• **WRITTEN PROBLEM**
Give the material once more, word for word, without any images.

• **DATA SECTION**
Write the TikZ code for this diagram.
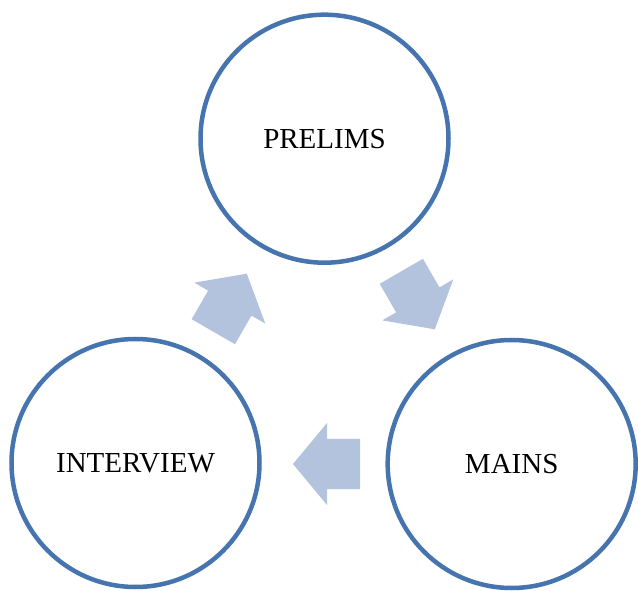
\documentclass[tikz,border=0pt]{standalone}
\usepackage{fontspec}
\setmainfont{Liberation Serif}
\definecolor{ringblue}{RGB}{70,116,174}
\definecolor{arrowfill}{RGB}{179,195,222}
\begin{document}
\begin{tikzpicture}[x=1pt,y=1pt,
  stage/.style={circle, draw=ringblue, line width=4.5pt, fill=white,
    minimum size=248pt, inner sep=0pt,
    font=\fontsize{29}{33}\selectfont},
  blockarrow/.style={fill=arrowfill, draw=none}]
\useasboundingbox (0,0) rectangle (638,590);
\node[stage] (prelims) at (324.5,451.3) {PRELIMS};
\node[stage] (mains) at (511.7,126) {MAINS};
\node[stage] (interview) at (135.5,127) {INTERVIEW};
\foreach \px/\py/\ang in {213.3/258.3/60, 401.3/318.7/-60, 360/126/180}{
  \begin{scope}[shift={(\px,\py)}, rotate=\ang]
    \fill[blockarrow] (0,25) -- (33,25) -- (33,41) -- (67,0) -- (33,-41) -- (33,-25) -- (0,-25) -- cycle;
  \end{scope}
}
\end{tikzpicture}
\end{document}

• **SOLUTION**
Write the TikZ code for this diagram.
\documentclass[tikz,border=0pt]{standalone}
\usepackage{fontspec}
\setmainfont{Liberation Serif}
\definecolor{ringblue}{RGB}{70,116,174}
\definecolor{arrowfill}{RGB}{179,195,222}
\begin{document}
\begin{tikzpicture}[x=1pt,y=1pt,
  stage/.style={circle, draw=ringblue, line width=4.5pt, fill=white,
    minimum size=248pt, inner sep=0pt,
    font=\fontsize{29}{33}\selectfont},
  blockarrow/.style={fill=arrowfill, draw=none}]
\useasboundingbox (0,0) rectangle (638,590);
\node[stage] (prelims) at (324.5,451.3) {PRELIMS};
\node[stage] (mains) at (511.7,126) {MAINS};
\node[stage] (interview) at (135.5,127) {INTERVIEW};
\foreach \px/\py/\ang in {213.3/258.3/60, 401.3/318.7/-60, 360/126/180}{
  \begin{scope}[shift={(\px,\py)}, rotate=\ang]
    \fill[blockarrow] (0,25) -- (33,25) -- (33,41) -- (67,0) -- (33,-41) -- (33,-25) -- (0,-25) -- cycle;
  \end{scope}
}
\end{tikzpicture}
\end{document}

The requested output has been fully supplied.